"Giving way to Light"
oil on canvas 48"x48" (This is the second largest canvas I have painted..The other was 48" x 60")
The process goes something like this:
1. choose photo to work from
2. grid photo and canvas and transfer as an underpainting in a wash of raw umber or something similar. This is often the most exciting part of the process as I watch the image appear on canvas. I also love the loose "drawing-like" slightly crude quality.
3. Start applying color.
4. agonize over color..do I want it to actually look realistic? This so far has been impossible, but it keeps driving me.
5. Mom visits from Maryland. Spend time with her. I paint only sporadically.
6. Daughter graduates from college, spending time at home before and after before she disappears to Papua New Guinea for the summer. Time to be with her. I paint only sporadically.
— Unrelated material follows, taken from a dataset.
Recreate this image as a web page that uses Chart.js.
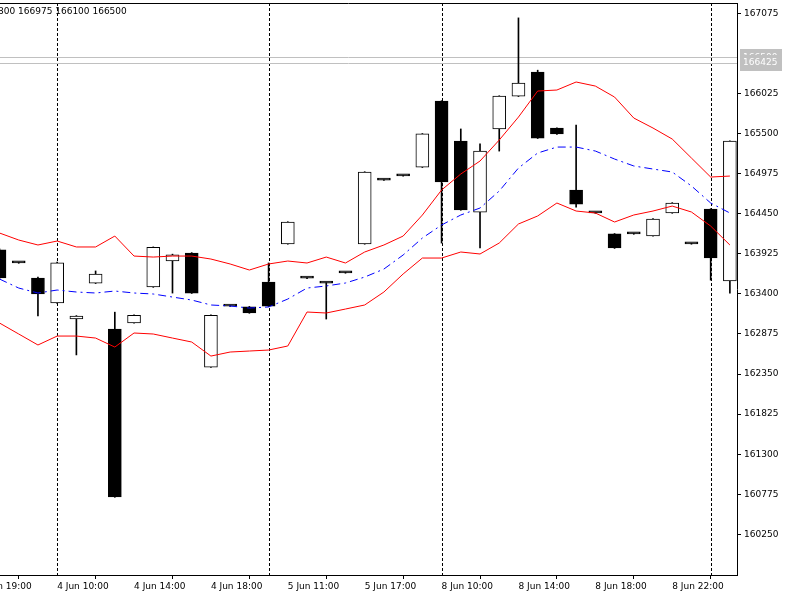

7. Life quiets down. By now I seem to have lost my momentum and can't remember what colors I used and where.. I start plugging away, but with none of the intensity of the beginning.
8. Painting too big to see properly in my small studio.
9. Take painting outdoors where I immediately see all the spots in it that need adjusting. Fix them.
10. Finished! Take photos for blog.
11. See in photos all the spots that don't work.. I am impatient.
12. Fix the spots.
13. Proclaim it is as good as it can get without ruining it. Take new photos, which NEVER depict the true color.
14. I am SO DONE!
15. Blog time
This process took place over about 2 months..I wasn't painting all the time and I try to keep track of my hours...but once the process gets interrupted, I start to loose interest or just forget to do it. (People are always asking how long it takes to paint something like this..
I am planning on updating my website as soon as I have a good day for outdoor photos and a good camera. Soon I hope!